In 2010 she became managing director at Actor’s Express, then came back to Dad’s Garage to become managing director in 2012.
Her tenure has seen the theater group through at least two crises.
The first was in 2014 when Dad’s lost its home in rental space in Inman Park, a transition that resulted in the group buying a former church in the Old Fourth Ward, and expanding its footprint, programming and customer base.
The second took place last year, when the coronavirus shut down theaters all over the world, and Dad’s made a decisive leap to online audiences, creating a channel on the Twitch network.
Over this period Smith has almost doubled the company’s budget, from $1 million to nearly $2 million.
Smith’s announcement comes at a difficult time for the theater. The artistic director Jon Carr announced he was leaving his post last November to become executive director at Second City. Carr had been leading Dad’s Garage for only a year.
Currently the group is headed by interim artistic director Tim Stoltenberg. “The board is confident in the decision to keep Tim in his role for the foreseeable future while prioritizing the search for a new managing director,” said board chair Derin Dickerson, in a statement.

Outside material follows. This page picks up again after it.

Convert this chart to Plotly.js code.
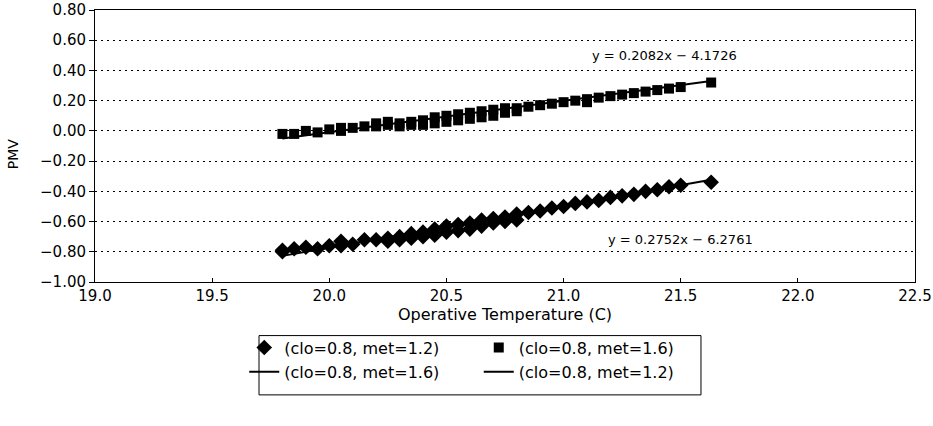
<!DOCTYPE html>
<html>
<head>
<meta charset="utf-8">
<script src="https://cdn.plot.ly/plotly-3.0.1.min.js"></script>
<style>
  html, body { margin: 0; padding: 0; background: #ffffff; }
  #chart { width: 933px; height: 426px; }
</style>
</head>
<body>
<div id="chart"></div>
<script>
// ---- Data ----
// Series 1: clo=0.8, met=1.2 (diamonds)
const xMet12 = [19.80, 19.80, 19.85, 19.90, 19.95, 20.00, 20.05, 20.05, 20.10, 20.15,
                20.20, 20.25, 20.25, 20.30, 20.30, 20.35, 20.35, 20.40, 20.40, 20.45,
                20.45, 20.50, 20.50, 20.55, 20.55, 20.60, 20.60, 20.65, 20.65, 20.70,
                20.70, 20.75, 20.75, 20.80, 20.80, 20.85, 20.90, 20.95, 21.00, 21.05,
                21.10, 21.15, 21.20, 21.25, 21.30, 21.35, 21.40, 21.45, 21.50, 21.63];
const yMet12 = [-0.80, -0.79, -0.78, -0.77, -0.78, -0.76, -0.73, -0.76, -0.75, -0.72,
                -0.72, -0.71, -0.73, -0.70, -0.72, -0.68, -0.71, -0.67, -0.70, -0.65,
                -0.69, -0.63, -0.67, -0.62, -0.66, -0.61, -0.65, -0.59, -0.63, -0.58,
                -0.61, -0.57, -0.60, -0.55, -0.59, -0.54, -0.53, -0.51, -0.50, -0.48,
                -0.47, -0.46, -0.44, -0.43, -0.42, -0.40, -0.39, -0.37, -0.36, -0.34];

// Series 2: clo=0.8, met=1.6 (squares)
const xMet16 = [19.80, 19.85, 19.90, 19.95, 20.00, 20.05, 20.05, 20.10, 20.15, 20.20,
                20.20, 20.25, 20.25, 20.30, 20.30, 20.35, 20.35, 20.40, 20.40, 20.45,
                20.45, 20.50, 20.50, 20.55, 20.55, 20.60, 20.60, 20.65, 20.65, 20.70,
                20.70, 20.75, 20.75, 20.80, 20.80, 20.85, 20.90, 20.95, 21.00, 21.05,
                21.10, 21.10, 21.15, 21.20, 21.25, 21.30, 21.35, 21.40, 21.45, 21.50, 21.63];
const yMet16 = [-0.02, -0.02, 0.00, -0.01, 0.01, 0.02, 0.00, 0.02, 0.03, 0.03,
                0.05, 0.04, 0.06, 0.05, 0.03, 0.06, 0.04, 0.07, 0.04, 0.09,
                0.05, 0.10, 0.06, 0.11, 0.07, 0.12, 0.08, 0.13, 0.09, 0.14,
                0.10, 0.15, 0.12, 0.15, 0.13, 0.16, 0.17, 0.18, 0.19, 0.20,
                0.21, 0.19, 0.22, 0.23, 0.24, 0.25, 0.26, 0.27, 0.28, 0.29, 0.32];

// Linear trend lines (from the equations printed on the chart)
const trendMet12 = { slope: 0.2752, intercept: -6.2761 };
const trendMet16 = { slope: 0.2082, intercept: -4.1726 };

const seriesNames = ['(clo=0.8, met=1.2)', '(clo=0.8, met=1.6)'];
const equationLabels = ['y = 0.2082x \u2212 4.1726', 'y = 0.2752x \u2212 6.2761'];
const xTickValues = [19.0, 19.5, 20.0, 20.5, 21.0, 21.5, 22.0, 22.5];
const yTickValues = [0.80, 0.60, 0.40, 0.20, 0.00, -0.20, -0.40, -0.60, -0.80, -1.00];

// ---- Build traces ----
function trendLine(xs, t) {
  const x0 = Math.min.apply(null, xs), x1 = Math.max.apply(null, xs);
  return { x: [x0, x1], y: [t.slope * x0 + t.intercept, t.slope * x1 + t.intercept] };
}
const tl16 = trendLine(xMet16, trendMet16);
const tl12 = trendLine(xMet12, trendMet12);

const FONT = 'DejaVu Sans, Arial, sans-serif';

const traces = [
  { type: 'scatter', mode: 'markers', x: xMet12, y: yMet12, name: seriesNames[0],
    marker: { symbol: 'diamond', size: 12, color: '#000000' }, legend: 'legend' },
  { type: 'scatter', mode: 'markers', x: xMet16, y: yMet16, name: seriesNames[1],
    marker: { symbol: 'square', size: 10, color: '#000000' }, legend: 'legend2' },
  { type: 'scatter', mode: 'lines', x: tl16.x, y: tl16.y, name: seriesNames[1],
    line: { color: '#000000', width: 2 }, legend: 'legend3' },
  { type: 'scatter', mode: 'lines', x: tl12.x, y: tl12.y, name: seriesNames[0],
    line: { color: '#000000', width: 2 }, legend: 'legend4' }
];

const legFont = { family: FONT, size: 16, color: '#000000' };
function leg(x, y) {
  return { x: x, y: y, xanchor: 'left', yanchor: 'middle', orientation: 'h',
           bgcolor: 'rgba(0,0,0,0)', borderwidth: 0, font: legFont };
}

const layout = {
  width: 933, height: 426,
  margin: { l: 95, r: 18, t: 10, b: 144 },
  paper_bgcolor: '#ffffff', plot_bgcolor: '#ffffff',
  font: { family: FONT, size: 15, color: '#000000' },
  showlegend: true,
  legend: leg(0.182, -0.241),
  legend2: leg(0.468, -0.241),
  legend3: leg(0.182, -0.330),
  legend4: leg(0.468, -0.330),
  xaxis: {
    range: [19.0, 22.5], tickvals: xTickValues, tickformat: '.1f',
    showline: true, linecolor: '#000000', linewidth: 1, mirror: true,
    ticks: 'inside', ticklen: 4, tickcolor: '#000000', ticklabeloverflow: 'allow',
    showgrid: false, zeroline: false,
    tickfont: { family: FONT, size: 15, color: '#000000' },
    title: { text: 'Operative Temperature (C)', standoff: 2,
             font: { family: FONT, size: 16, color: '#000000' } }
  },
  yaxis: {
    range: [-1.0, 0.8], tickvals: yTickValues, tickformat: '.2f',
    showline: true, linecolor: '#000000', linewidth: 1, mirror: true,
    ticks: 'outside', ticklen: 5, tickcolor: '#000000',
    showgrid: true, gridcolor: '#000000', gridwidth: 1, griddash: '2px,4px',
    zeroline: false, automargin: false,
    tickfont: { family: FONT, size: 15, color: '#000000' }
  },
  shapes: [
    { type: 'rect', xref: 'paper', yref: 'paper',
      x0: 0.200, x1: 0.739, y0: -0.197, y1: -0.415,
      line: { color: '#000000', width: 1 }, fillcolor: 'rgba(0,0,0,0)' }
  ],
  annotations: [
    { x: 21.43, y: 0.50, xref: 'x', yref: 'y', text: equationLabels[0], showarrow: false,
      font: { family: FONT, size: 13, color: '#000000' } },
    { x: 21.50, y: -0.72, xref: 'x', yref: 'y', text: equationLabels[1], showarrow: false,
      font: { family: FONT, size: 13, color: '#000000' } },
    // y-axis title "PMV"
    { x: -0.100, y: 0.47, xref: 'paper', yref: 'paper', xanchor: 'center', yanchor: 'middle',
      text: 'PMV', textangle: -90, showarrow: false,
      font: { family: FONT, size: 14, color: '#000000' } }
  ]
};

Plotly.newPlot('chart', traces, layout, { displayModeBar: false, staticPlot: true });
</script>
</body>
</html>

Smith took an active role dealing with the impact of the pandemic on Atlanta theater, helping coordinate a group of arts leaders who met regularly to discuss ways to cope. She also became part of the mayor’s council appointed to help plan for reopening the city.
Atlanta still lacks arts leadership she said, and needs a cohesive voice for the sector. That might be a role she’s interested in, but Smith said she also is fascinated by prison and police reform.
After helping Dad’s Garage find a new leader, she said she’s not sure where she will end up.
“The thing that inspires me about the arts is the transformative impact it has on people,” she said.